Sony verloor 2 procent. Het bedrijf staat sinds twee jaar niet meer toe dat bedrijven als Amazon, Best Buy en Walmart de codes voor zijn downloadbare games verkopen. Daarmee kan Sony volgens de klagers als monopolist zijn eigen te hoge prijzen rekenen. Nintendo zakte 1,8 procent. Door het vele thuiszitten vanwege de coronapandemie bleef de vraag naar games en spelcomputers van Nintendo sterk. Het bedrijf waarschuwde wel voor de chiptekorten die de productie van spelcomputers kan verstoren. Ook verwacht Nintendo dat de verkoop van zijn spelcomputer Switch dit jaar zal afnemen.
De Nikkei in Tokio ging uiteindelijk met een plusje van 0,1 procent het weekeinde in op 29.357,82 punten. De chipbedrijven Tokyo Electron en Advantest stonden in de kopgroep met winsten tot ruim 2 procent. Beleggers verwerkten daarnaast het nieuws dat de noodtoestand in Tokio waarschijnlijk zal worden verlengd tot eind mei vanwege de aanhoudende verspreiding van het coronavirus.

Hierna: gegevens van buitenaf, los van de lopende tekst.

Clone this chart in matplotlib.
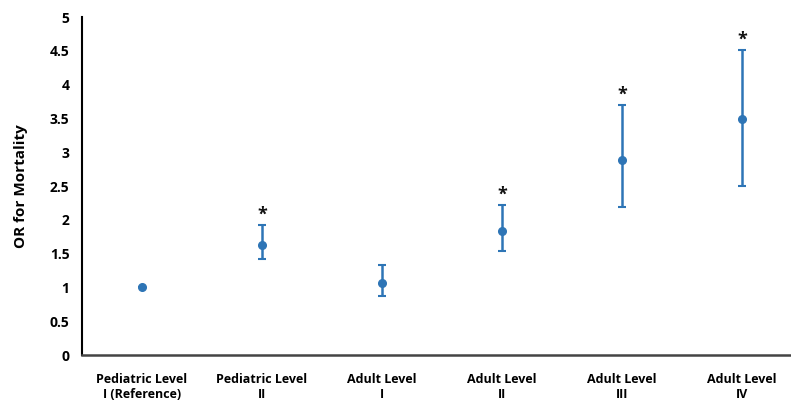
import numpy as np
import matplotlib
matplotlib.use("Agg")
import matplotlib.pyplot as plt

categories = ["Pediatric Level\nI (Reference)", "Pediatric Level\nII", "Adult Level\nI",
              "Adult Level\nII", "Adult Level\nIII", "Adult Level\nIV"]
odds_ratio = [1.00, 1.62, 1.07, 1.84, 2.88, 3.49]
ci_low = [1.00, 1.42, 0.88, 1.54, 2.19, 2.50]
ci_high = [1.00, 1.92, 1.33, 2.22, 3.70, 4.51]
significant = [False, True, False, True, True, True]

POINT_COLOR = "#2E75B6"

plt.rcParams["font.family"] = ["Open Sans", "DejaVu Sans"]

fig = plt.figure(figsize=(7.91, 4.01), dpi=100)
ax = fig.add_axes([0.1037, 0.1147, 0.8963, 0.8429])

x = np.arange(len(categories))
or_arr = np.array(odds_ratio)
yerr = np.vstack([or_arr - np.array(ci_low), np.array(ci_high) - or_arr])

ax.errorbar(x, or_arr, yerr=yerr, fmt="o", color=POINT_COLOR, ecolor=POINT_COLOR,
            markersize=5.5, elinewidth=1.8, capsize=3, capthick=1.5)

# asterisks above significant upper bounds
for xi, hi, sig in zip(x, ci_high, significant):
    if sig:
        ax.annotate("*", (xi, hi), xytext=(0, 1), textcoords="offset points",
                    ha="center", va="bottom", fontsize=13, fontweight="bold", color="#111111")

ax.set_xlim(-0.5, 5.41)
ax.set_ylim(0, 5)
ax.set_yticks(np.arange(0, 5.01, 0.5))
ax.set_yticklabels(["0", "0.5", "1", "1.5", "2", "2.5", "3", "3.5", "4", "4.5", "5"])
ax.set_xticks(x)
ax.set_xticklabels(categories, fontsize=9, fontweight="bold", linespacing=1.2)
for lbl in ax.get_yticklabels():
    lbl.set_fontweight("bold")
    lbl.set_fontsize(10)
ax.tick_params(axis="y", length=0, pad=9)
ax.tick_params(axis="x", length=0, pad=13)

ax.set_ylabel("OR for Mortality", fontsize=11, fontweight="bold", labelpad=16)

for side in ["top", "right"]:
    ax.spines[side].set_visible(False)
ax.spines["left"].set_linewidth(1.5)
ax.spines["bottom"].set_linewidth(1.8)
ax.spines["bottom"].set_color("#444444")

fig.savefig("out.png", dpi=100)
plt.close(fig)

De hoofdindex in Shanghai noteerde tussentijds 0,3 procent in de min en de Hang Seng-index in Hongkong daalde een fractie, ondanks sterke Chinese handelscijfers. Volgens Peking is de uitvoer van het land in april met 32,3 procent gestegen ten opzichte van dezelfde maand een jaar eerder. De export viel daarmee veel hoger uit dan economen hadden verwacht. Ook de import groeide meer dan voorzien. De handelscijfers wijzen op een aanhoudend sterk herstel van de op een na grootste economie ter wereld.